I am trying to calculate the approximate ABV (alcohol by volume) of a watermelon that I am saturating with vodka.
Details
If I were to cut the watermelon in half length-wise, its face would be an approximate oval (a little rounder, but I mostly need a ball-park) with a length of 12 inches and width of 8 inches. It weighs about 8 pounds. Watermelon.org suggests that a watermelon is 70% flesh and 30% rind. I assume that the rind will still absorb some of the alcohol, but at a diminished rate. For this question, I will assume that the rind absorption rate will be 50% that of the flesh. (I don't know if it is relevant or not, but that website also states that watermelon is 92% water.)

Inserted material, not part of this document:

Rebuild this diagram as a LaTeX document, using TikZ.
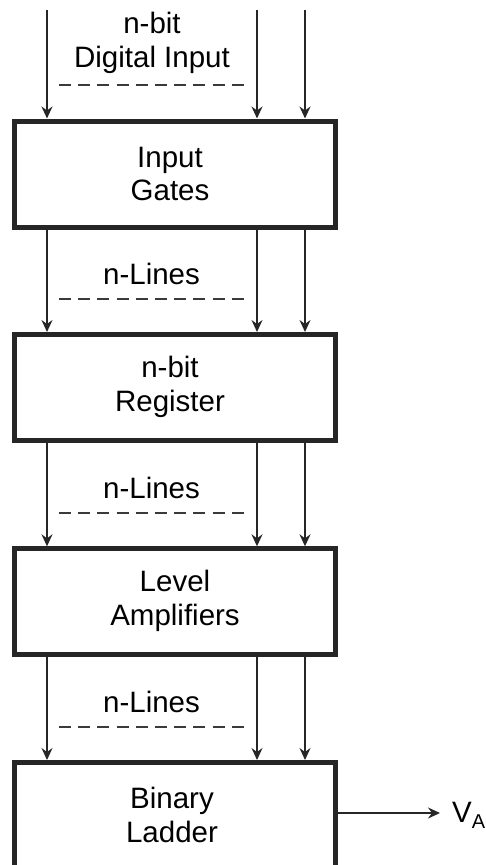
\documentclass[tikz,border=0pt]{standalone}
\usepackage{fontspec}
\setmainfont{Liberation Sans}
\usetikzlibrary{arrows.meta}
\definecolor{linec}{HTML}{262626}
\definecolor{dashc}{HTML}{3A3A3A}
\begin{document}
\begin{tikzpicture}[x=1pt,y=-1pt,
  blk/.style={draw=linec, line width=5pt, minimum width=321pt, minimum height=106pt, inner sep=0pt, outer sep=2.5pt},
  txt/.style={font=\fontsize{29.5}{33.5}\selectfont, align=center, inner sep=0pt},
  arr/.style={draw=linec, line width=1.6pt, -{Stealth[length=12pt,width=11pt,inset=4pt]}},
  dsh/.style={draw=dashc, line width=1.4pt, dash pattern=on 12pt off 7.2pt}]
\useasboundingbox (0,0) rectangle (485,865);
\clip (0,0) rectangle (485,865);

% blocks
\node[blk] (b1) at (175,174) {};
\node[blk] (b2) at (175,387.5) {};
\node[blk] (b3) at (175,601.8) {};
\node[blk] (b4) at (175,815.5) {};

% block texts
\node[txt] (t1) at (170,174) {Input\\Gates};
\node[txt] (t2) at (170,387) {n-bit\\Register};
\node[txt] (t3) at (175,601) {Level\\Amplifiers};
\node[txt] (t4) at (172,815) {Binary\\Ladder};

% input columns
\coordinate (c1) at (47,10);
\coordinate (c2) at (257,10);
\coordinate (c3) at (305,10);

% labels between blocks
\node[txt] (l0) at (152,43) {n-bit\\Digital Input};
\node[txt] (l1) at (151.5,274) {n-Lines};
\node[txt] (l2) at (151.5,488) {n-Lines};
\node[txt] (l3) at (151.5,702) {n-Lines};

% dashed lines
\coordinate (d0a) at (59,85);  \coordinate (d0b) at (248,85);
\coordinate (d1a) at (59,299); \coordinate (d1b) at (248,299);
\coordinate (d2a) at (59,513); \coordinate (d2b) at (248,513);
\coordinate (d3a) at (59,727); \coordinate (d3b) at (248,727);
\draw[dsh] (d0a) -- (d0b);
\draw[dsh] (d1a) -- (d1b);
\draw[dsh] (d2a) -- (d2b);
\draw[dsh] (d3a) -- (d3b);

% arrows
\foreach \c in {c1,c2,c3}{
  \draw[arr] (\c) -- (\c |- b1.north);
  \draw[arr] (b1.south -| \c) -- (b2.north -| \c);
  \draw[arr] (b2.south -| \c) -- (b3.north -| \c);
  \draw[arr] (b3.south -| \c) -- (b4.north -| \c);
}

% output
\coordinate (vtip) at (440,813);
\draw[arr] (b4.east |- vtip) -- (vtip);
\node[font=\fontsize{29.5}{33.5}\selectfont, inner sep=0pt, anchor=base west] (va) at (452,822)
  {V\raisebox{-6pt}{\fontsize{20}{20}\selectfont A}};
\end{tikzpicture}
\end{document}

I will be using a 25.3 fl oz (750 ml) bottle of 40% abv vodka. I will assume that 100% of the vodka will be absorbed by the flesh and rind and it will be evenly distributed throughout.
Problem
I know that the equation to calculate the volume for a prolate ellipsoid is 4/3π(1/2*length)((1/2*width)^2), which for my watermelon is 4/3π*6*4*4 ≈ 402 in^3. This is where things get a little hazy and since I would rather not have someone getting alcohol posisioning on my head, I figured it would be time to ask the professional here at Math.SE. I am assuming that 280.4 in^3 (402*.7) would be flesh and 120.6 in^3 (402*.3) would be rind, but I am at a complete loss for how to proceed with calculating ABV from this information.
If any of my assumptions or calculations appear incorrect, please let me know and explain -- after all, I am here to learn.
You can calculate the volume of the watermelon by submersing it in some known volume of water $x$ and then measuring the volume again $y$. The volume of the watermelon is $V=y-x$ (let us suppose we measure volume in mL)
(source: archimedespalimpsest.org)
According to the figures given , $70\%$ is flesh and $30\%$ rind (by weight). If the absorption rate of rind is $50\%$ that of flesh, then the proportion of the total vodka that ends up in the flesh, $f$, satisfies
$$\frac{f}{0.7}=\frac{(1-f)}{0.5(0.3)}$$
so that $f=14/17\approx 0.82$.
If the vodka is proportion $a$ alcohol and the volume of vodka added is $v$, then the percentage of alcohol in the rind of the watermelon (by volume) is:
$$\frac{avf}{0.7V}.$$
So if $a=0.4$, $v=750$mL and $f=0.82$ we get
$$\frac{0.4(750)(0.82)}{0.7V}\approx \frac{351}{V}$$
Your calculations gave a volume $V$ of watermelon of about $6588$mL. The ABV would then be about $0.053$, or $5.3\%$.
If you want an ABV of $w$ for a watermelon of volume $V$, you should add a volume $2.125wV$ of $40\%$ vodka.